━━━ Data block ━━━
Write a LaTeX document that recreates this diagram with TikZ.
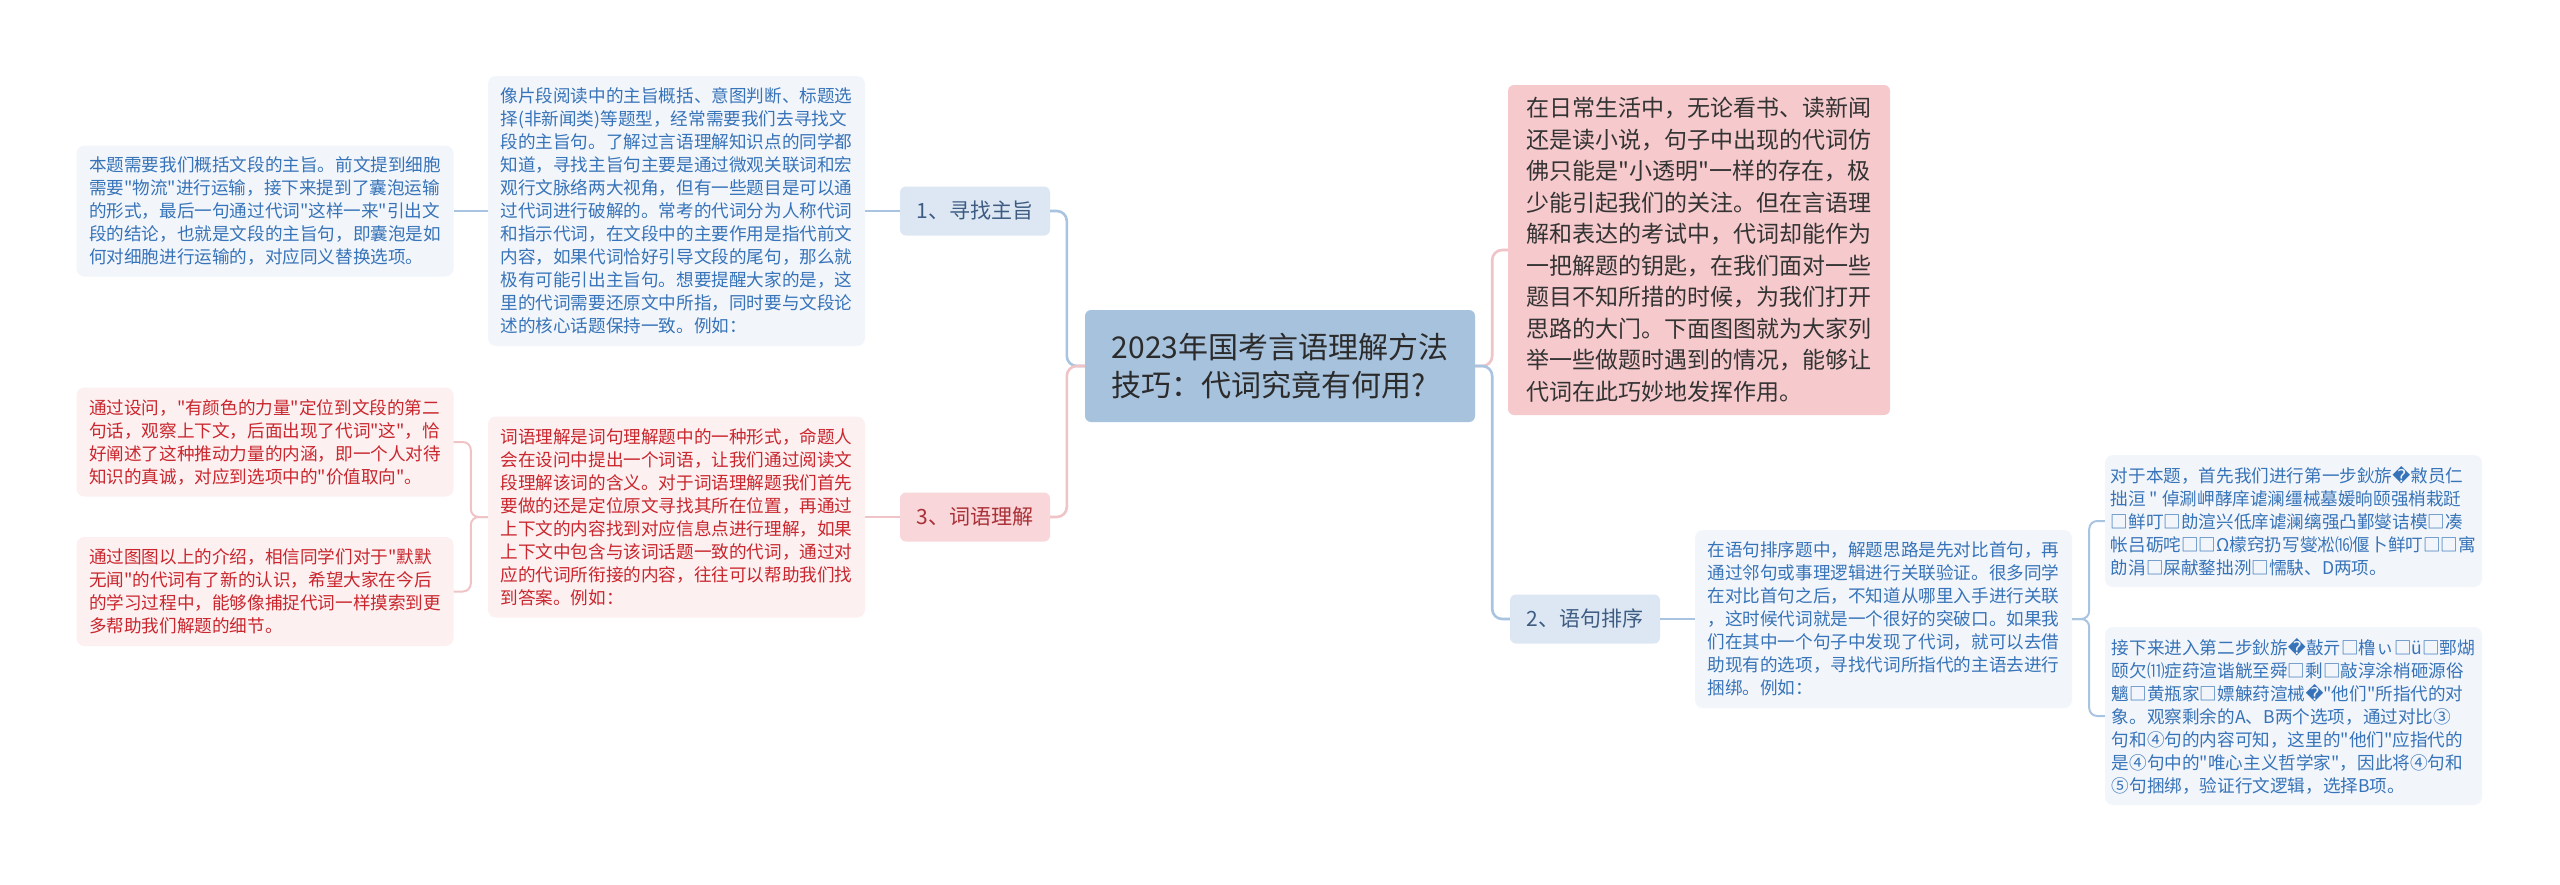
\documentclass[tikz,border=0pt]{standalone}
\usepackage{fontspec}
\setmainfont{Noto Sans CJK SC}[Ligatures=TeXOff]
\newfontfamily\symfont{DejaVu Sans}
\newcommand{\badch}{{\symfont\char"FFFD}}

\definecolor{rootfill}{HTML}{A7C2DD}
\definecolor{rootink}{HTML}{2B2B2B}
\definecolor{introfill}{HTML}{F6CACD}
\definecolor{introink}{HTML}{333333}
\definecolor{bluefill}{HTML}{DCE7F3}
\definecolor{blueink}{HTML}{3E5C82}
\definecolor{pinkfill}{HTML}{F9D6D9}
\definecolor{pinkink}{HTML}{A93036}
\definecolor{leafbluefill}{HTML}{F2F6FB}
\definecolor{leafblueink}{HTML}{3773B8}
\definecolor{leafpinkfill}{HTML}{FCF0F1}
\definecolor{leafpinkink}{HTML}{C9262D}
\definecolor{blueline}{HTML}{A9C4E0}
\definecolor{pinkline}{HTML}{F0C3C7}

\begin{document}
\begin{tikzpicture}[x=1pt, y=-1pt,
    root/.style={fill=rootfill, text=rootink, rounded corners=6pt, align=left,
        font=\fontsize{30}{38}\selectfont, minimum width=390pt, minimum height=112pt},
    intro/.style={fill=introfill, text=introink, rounded corners=6pt, align=left,
        font=\fontsize{23}{31.5}\selectfont, minimum width=382pt, minimum height=330pt},
    branchblue/.style={fill=bluefill, text=blueink, rounded corners=6pt,
        font=\fontsize{21}{26}\selectfont, minimum width=150pt, minimum height=49pt},
    branchpink/.style={branchblue, fill=pinkfill, text=pinkink},
    leafblue/.style={fill=leafbluefill, text=leafblueink, rounded corners=8pt, align=left,
        font=\fontsize{17.6}{23}\selectfont, minimum width=377pt, inner sep=0pt},
    leafpink/.style={leafblue, fill=leafpinkfill, text=leafpinkink},
    linkblue/.style={draw=blueline, line width=2.6pt, rounded corners=10pt},
    linkpink/.style={draw=pinkline, line width=2.6pt, rounded corners=10pt},
    leaflinkblue/.style={draw=blueline, line width=2pt, rounded corners=8pt},
    leaflinkpink/.style={draw=pinkline, line width=2pt, rounded corners=8pt}]

    \useasboundingbox[fill=white] (0,0) rectangle (2560,884);

    % Nodes
    \node (root) [root] at (1280, 366) {2023年国考言语理解方法\\技巧：代词究竟有何用?};

    \node (intro) [intro] at (1699, 250) {在日常生活中，无论看书、读新闻\\还是读小说，句子中出现的代词仿\\佛只能是"小透明"一样的存在，极\\少能引起我们的关注。但在言语理\\解和表达的考试中，代词却能作为\\一把解题的钥匙，在我们面对一些\\题目不知所措的时候，为我们打开\\思路的大门。下面图图就为大家列\\举一些做题时遇到的情况，能够让\\代词在此巧妙地发挥作用。};

    \node (b1) [branchblue] at (975, 211) {1、寻找主旨};
    \node (b3) [branchpink] at (975, 517) {3、词语理解};
    \node (b2) [branchblue] at (1585, 619) {2、语句排序};

    \node (l1a) [leafblue, minimum height=270pt] at (676.5, 211) {像片段阅读中的主旨概括、意图判断、标题选\\择(非新闻类)等题型，经常需要我们去寻找文\\段的主旨句。了解过言语理解知识点的同学都\\知道，寻找主旨句主要是通过微观关联词和宏\\观行文脉络两大视角，但有一些题目是可以通\\过代词进行破解的。常考的代词分为人称代词\\和指示代词，在文段中的主要作用是指代前文\\内容，如果代词恰好引导文段的尾句，那么就\\极有可能引出主旨句。想要提醒大家的是，这\\里的代词需要还原文中所指，同时要与文段论\\述的核心话题保持一致。例如：};
    \node (l1b) [leafblue, minimum height=131pt] at (265, 211) {本题需要我们概括文段的主旨。前文提到细胞\\需要"物流"进行运输，接下来提到了囊泡运输\\的形式，最后一句通过代词"这样一来"引出文\\段的结论，也就是文段的主旨句，即囊泡是如\\何对细胞进行运输的，对应同义替换选项。};

    \node (l3a) [leafpink, minimum height=201pt] at (676.5, 517) {词语理解是词句理解题中的一种形式，命题人\\会在设问中提出一个词语，让我们通过阅读文\\段理解该词的含义。对于词语理解题我们首先\\要做的还是定位原文寻找其所在位置，再通过\\上下文的内容找到对应信息点进行理解，如果\\上下文中包含与该词话题一致的代词，通过对\\应的代词所衔接的内容，往往可以帮助我们找\\到答案。例如：};
    \node (l3b1) [leafpink, minimum height=109pt] at (265, 442) {通过设问，"有颜色的力量"定位到文段的第二\\句话，观察上下文，后面出现了代词"这"，恰\\好阐述了这种推动力量的内涵，即一个人对待\\知识的真诚，对应到选项中的"价值取向"。};
    \node (l3b2) [leafpink, minimum height=109pt] at (265, 591.5) {通过图图以上的介绍，相信同学们对于"默默\\无闻"的代词有了新的认识，希望大家在今后\\的学习过程中，能够像捕捉代词一样摸索到更\\多帮助我们解题的细节。};

    \node (r2a) [leafblue, minimum height=178pt] at (1883.5, 619) {在语句排序题中，解题思路是先对比首句，再\\通过邻句或事理逻辑进行关联验证。很多同学\\在对比首句之后，不知道从哪里入手进行关联\\，这时候代词就是一个很好的突破口。如果我\\们在其中一个句子中发现了代词，就可以去借\\助现有的选项，寻找代词所指代的主语去进行\\捆绑。例如：};
    \node (r2b1) [leafblue, minimum height=132pt] at (2293.5, 521) {对于本题，首先我们进行第一步鈥旂\badch 敹员仁\\拙洹 " 倬涮岬酵庠谑澜缰械墓媛晌颐强梢栽跹\\□鲜叮□勆渲兴低庠谑澜缡强凸鄞燮诘模□凑\\帐吕砺咤□□Ω檬窍扔写燮凇⒃偃卜鲜叮□□寓\\勆涓□屎献鍪拙洌□懦駃、D两项。};
    \node (r2b2) [leafblue, minimum height=178pt] at (2293.5, 716) {接下来进入第二步鈥旂\badch 敼亓□橹ぃ□ü□鄄煳\\颐欠⑾症荮渲谐觥至舜□剩□敲淳涂梢砸源俗\\魑□黄瓶家□嫖觫荮渲械\badch "他们"所指代的对\\象。观察剩余的A、B两个选项，通过对比③\\句和④句的内容可知，这里的"他们"应指代的\\是④句中的"唯心主义哲学家"，因此将④句和\\⑤句捆绑，验证行文逻辑，选择B项。};

    % Edges
    \draw[linkblue] (root.west) -- ++(-18,0) |- (b1.east);
    \draw[linkpink] (root.west) -- ++(-18,0) |- (b3.east);
    \draw[linkpink] (root.east) -- ++(17,0) |- (intro.west);
    \draw[linkblue] (root.east) -- ++(17,0) |- (b2.west);

    \draw[leaflinkblue] (b1.west) -- (l1a.east);
    \draw[leaflinkblue] (l1a.west) -- (l1b.east);

    \draw[leaflinkpink] (b3.west) -- (l3a.east);
    \draw[leaflinkpink] (l3a.west) -- ++(-17,0) |- (l3b1.east);
    \draw[leaflinkpink] (l3a.west) -- ++(-17,0) |- (l3b2.east);

    \draw[leaflinkblue] (b2.east) -- (r2a.west);
    \draw[leaflinkblue] (r2a.east) -- ++(17,0) |- (r2b1.west);
    \draw[leaflinkblue] (r2a.east) -- ++(17,0) |- (r2b2.west);

\end{tikzpicture}
\end{document}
━━━
● To do
Go through the listing above and quote it exactly, apart from its images.

● Answer below
Write a LaTeX document that recreates this diagram with TikZ.
\documentclass[tikz,border=0pt]{standalone}
\usepackage{fontspec}
\setmainfont{Noto Sans CJK SC}[Ligatures=TeXOff]
\newfontfamily\symfont{DejaVu Sans}
\newcommand{\badch}{{\symfont\char"FFFD}}

\definecolor{rootfill}{HTML}{A7C2DD}
\definecolor{rootink}{HTML}{2B2B2B}
\definecolor{introfill}{HTML}{F6CACD}
\definecolor{introink}{HTML}{333333}
\definecolor{bluefill}{HTML}{DCE7F3}
\definecolor{blueink}{HTML}{3E5C82}
\definecolor{pinkfill}{HTML}{F9D6D9}
\definecolor{pinkink}{HTML}{A93036}
\definecolor{leafbluefill}{HTML}{F2F6FB}
\definecolor{leafblueink}{HTML}{3773B8}
\definecolor{leafpinkfill}{HTML}{FCF0F1}
\definecolor{leafpinkink}{HTML}{C9262D}
\definecolor{blueline}{HTML}{A9C4E0}
\definecolor{pinkline}{HTML}{F0C3C7}

\begin{document}
\begin{tikzpicture}[x=1pt, y=-1pt,
    root/.style={fill=rootfill, text=rootink, rounded corners=6pt, align=left,
        font=\fontsize{30}{38}\selectfont, minimum width=390pt, minimum height=112pt},
    intro/.style={fill=introfill, text=introink, rounded corners=6pt, align=left,
        font=\fontsize{23}{31.5}\selectfont, minimum width=382pt, minimum height=330pt},
    branchblue/.style={fill=bluefill, text=blueink, rounded corners=6pt,
        font=\fontsize{21}{26}\selectfont, minimum width=150pt, minimum height=49pt},
    branchpink/.style={branchblue, fill=pinkfill, text=pinkink},
    leafblue/.style={fill=leafbluefill, text=leafblueink, rounded corners=8pt, align=left,
        font=\fontsize{17.6}{23}\selectfont, minimum width=377pt, inner sep=0pt},
    leafpink/.style={leafblue, fill=leafpinkfill, text=leafpinkink},
    linkblue/.style={draw=blueline, line width=2.6pt, rounded corners=10pt},
    linkpink/.style={draw=pinkline, line width=2.6pt, rounded corners=10pt},
    leaflinkblue/.style={draw=blueline, line width=2pt, rounded corners=8pt},
    leaflinkpink/.style={draw=pinkline, line width=2pt, rounded corners=8pt}]

    \useasboundingbox[fill=white] (0,0) rectangle (2560,884);

    % Nodes
    \node (root) [root] at (1280, 366) {2023年国考言语理解方法\\技巧：代词究竟有何用?};

    \node (intro) [intro] at (1699, 250) {在日常生活中，无论看书、读新闻\\还是读小说，句子中出现的代词仿\\佛只能是"小透明"一样的存在，极\\少能引起我们的关注。但在言语理\\解和表达的考试中，代词却能作为\\一把解题的钥匙，在我们面对一些\\题目不知所措的时候，为我们打开\\思路的大门。下面图图就为大家列\\举一些做题时遇到的情况，能够让\\代词在此巧妙地发挥作用。};

    \node (b1) [branchblue] at (975, 211) {1、寻找主旨};
    \node (b3) [branchpink] at (975, 517) {3、词语理解};
    \node (b2) [branchblue] at (1585, 619) {2、语句排序};

    \node (l1a) [leafblue, minimum height=270pt] at (676.5, 211) {像片段阅读中的主旨概括、意图判断、标题选\\择(非新闻类)等题型，经常需要我们去寻找文\\段的主旨句。了解过言语理解知识点的同学都\\知道，寻找主旨句主要是通过微观关联词和宏\\观行文脉络两大视角，但有一些题目是可以通\\过代词进行破解的。常考的代词分为人称代词\\和指示代词，在文段中的主要作用是指代前文\\内容，如果代词恰好引导文段的尾句，那么就\\极有可能引出主旨句。想要提醒大家的是，这\\里的代词需要还原文中所指，同时要与文段论\\述的核心话题保持一致。例如：};
    \node (l1b) [leafblue, minimum height=131pt] at (265, 211) {本题需要我们概括文段的主旨。前文提到细胞\\需要"物流"进行运输，接下来提到了囊泡运输\\的形式，最后一句通过代词"这样一来"引出文\\段的结论，也就是文段的主旨句，即囊泡是如\\何对细胞进行运输的，对应同义替换选项。};

    \node (l3a) [leafpink, minimum height=201pt] at (676.5, 517) {词语理解是词句理解题中的一种形式，命题人\\会在设问中提出一个词语，让我们通过阅读文\\段理解该词的含义。对于词语理解题我们首先\\要做的还是定位原文寻找其所在位置，再通过\\上下文的内容找到对应信息点进行理解，如果\\上下文中包含与该词话题一致的代词，通过对\\应的代词所衔接的内容，往往可以帮助我们找\\到答案。例如：};
    \node (l3b1) [leafpink, minimum height=109pt] at (265, 442) {通过设问，"有颜色的力量"定位到文段的第二\\句话，观察上下文，后面出现了代词"这"，恰\\好阐述了这种推动力量的内涵，即一个人对待\\知识的真诚，对应到选项中的"价值取向"。};
    \node (l3b2) [leafpink, minimum height=109pt] at (265, 591.5) {通过图图以上的介绍，相信同学们对于"默默\\无闻"的代词有了新的认识，希望大家在今后\\的学习过程中，能够像捕捉代词一样摸索到更\\多帮助我们解题的细节。};

    \node (r2a) [leafblue, minimum height=178pt] at (1883.5, 619) {在语句排序题中，解题思路是先对比首句，再\\通过邻句或事理逻辑进行关联验证。很多同学\\在对比首句之后，不知道从哪里入手进行关联\\，这时候代词就是一个很好的突破口。如果我\\们在其中一个句子中发现了代词，就可以去借\\助现有的选项，寻找代词所指代的主语去进行\\捆绑。例如：};
    \node (r2b1) [leafblue, minimum height=132pt] at (2293.5, 521) {对于本题，首先我们进行第一步鈥旂\badch 敹员仁\\拙洹 " 倬涮岬酵庠谑澜缰械墓媛晌颐强梢栽跹\\□鲜叮□勆渲兴低庠谑澜缡强凸鄞燮诘模□凑\\帐吕砺咤□□Ω檬窍扔写燮凇⒃偃卜鲜叮□□寓\\勆涓□屎献鍪拙洌□懦駃、D两项。};
    \node (r2b2) [leafblue, minimum height=178pt] at (2293.5, 716) {接下来进入第二步鈥旂\badch 敼亓□橹ぃ□ü□鄄煳\\颐欠⑾症荮渲谐觥至舜□剩□敲淳涂梢砸源俗\\魑□黄瓶家□嫖觫荮渲械\badch "他们"所指代的对\\象。观察剩余的A、B两个选项，通过对比③\\句和④句的内容可知，这里的"他们"应指代的\\是④句中的"唯心主义哲学家"，因此将④句和\\⑤句捆绑，验证行文逻辑，选择B项。};

    % Edges
    \draw[linkblue] (root.west) -- ++(-18,0) |- (b1.east);
    \draw[linkpink] (root.west) -- ++(-18,0) |- (b3.east);
    \draw[linkpink] (root.east) -- ++(17,0) |- (intro.west);
    \draw[linkblue] (root.east) -- ++(17,0) |- (b2.west);

    \draw[leaflinkblue] (b1.west) -- (l1a.east);
    \draw[leaflinkblue] (l1a.west) -- (l1b.east);

    \draw[leaflinkpink] (b3.west) -- (l3a.east);
    \draw[leaflinkpink] (l3a.west) -- ++(-17,0) |- (l3b1.east);
    \draw[leaflinkpink] (l3a.west) -- ++(-17,0) |- (l3b2.east);

    \draw[leaflinkblue] (b2.east) -- (r2a.west);
    \draw[leaflinkblue] (r2a.east) -- ++(17,0) |- (r2b1.west);
    \draw[leaflinkblue] (r2a.east) -- ++(17,0) |- (r2b2.west);

\end{tikzpicture}
\end{document}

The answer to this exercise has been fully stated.